The other “independent” review commissioned by UEA, known as the Science Appraisal Panel (SAP), organized in March 2010 and concluded in April. The SAP purportedly focused on CRU’s scientific methodology. Later it was revealed that SAP omitted investigating the crucial point of the quality of CRU science presented in IPCC reports. After conducting informal interviews with CRU researchers and reviewing a meager selection of pre-selected published works, SAP issued a scanty five-page report, which remarkably amounts to the only documentation produced by the panel. It is filled with a mix of exonerations and pitiful excuses such as, “CRU accepts with hindsight that they should have devoted more attention in the past to archiving data,” and “the Unit freely admits that many data analyses they made in the past are superseded and they would not do things that way today.”

SAP failed to interview anyone offended by the e-mails, but nevertheless leveled its harshest rebukes at them: “It seems that some of these criticisms show a rather selective and uncharitable approach,” investigators wrote. “They seem also to reflect a lack of awareness … of the difficult circumstances under which university research is sometimes conducted.”

The SAP chairman was Ronald Oxburgh, a member of the House of Lords and honorary president of the Carbon Capture and Storage Association. The Register reported that one critic compared his appointment to “putting Dracula in charge of the Blood Bank.” Oxburgh “has paid directorships of two renewable energy companies, and is a paid advisor to Climate Change Capital, the Low Carbon Initiative, Evo-Electric, Fujitsu, and an environmental advisor to Deutsche Bank.” In other words, Oxburgh stands to make a lot of money off AGW and cannot be seriously considered an independent investigator.
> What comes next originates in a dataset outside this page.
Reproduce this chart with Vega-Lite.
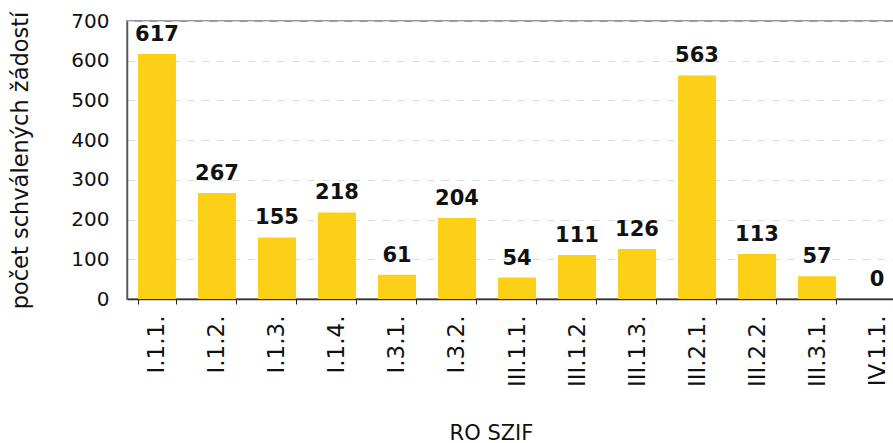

Next we turn to yet another independent review, this one conducted by the UK House of Commons. Writing on his blog, a professor of environmental science at the University of Colorado described this investigation as adding “very little new substance, which is probably to be expected as the report is based on a single day of testimony and has been prepared in just a few weeks.” He noted, “Defenders of CRU will no doubt paint the report … as a complete vindication of their arguments, and those who have been critical will … call the report incomplete or a whitewash.” The House did issue a harsh rebuke to CRU for its FOI breach, but it took no action and left the matter to the Russell and Oxburgh investigations. In later testimony before the House of Commons Science and Technology Committee, Lord Oxburgh admitted that his panel ignored documented evidence of fraud in one of CRU’s published papers.

Andrew Montford wrote an extensive critique earlier this year entitled The Climategate Inquiries. In it, he includes further details of the three British investigations, exposing the reasons none can be regarded as truly independent. He summed them up, saying:

There can be little doubt that none of them have performed their work in a way that is likely to restore confidence in the work of CRU. None has managed to be objective and comprehensive. None has shown a serious concern for the truth. The best of them — the House of Commons — was cursory and appeared to exonerate the scientists with little evidence to justify such a conclusion. The Oxburgh and Russell inquiries were worse.

So despite Dunford’s take on the matter, it seems Climategate is hardly a closed case. Politico reports that Ralph Hall (D-Texas), who will be the next chairman of the House Science and Technology Committee, wants to investigate the climate change issue, including questioning “the scientists at the center of the so-called ‘Climategate’ controversy.” At a subcommittee hearing in November, Hall said, “The emails posted last November from the Climate Research Unit at the University of East Anglia in England exposed a dishonest undercurrent within the scientific community.”

No, Mr. Dunford, The New American does not accept the biased decisions of vested interests masquerading as independent review boards who whitewash fraud, conspiracy, deceit, coverup, and FOI violation. We stand by our statements regarding Climategate.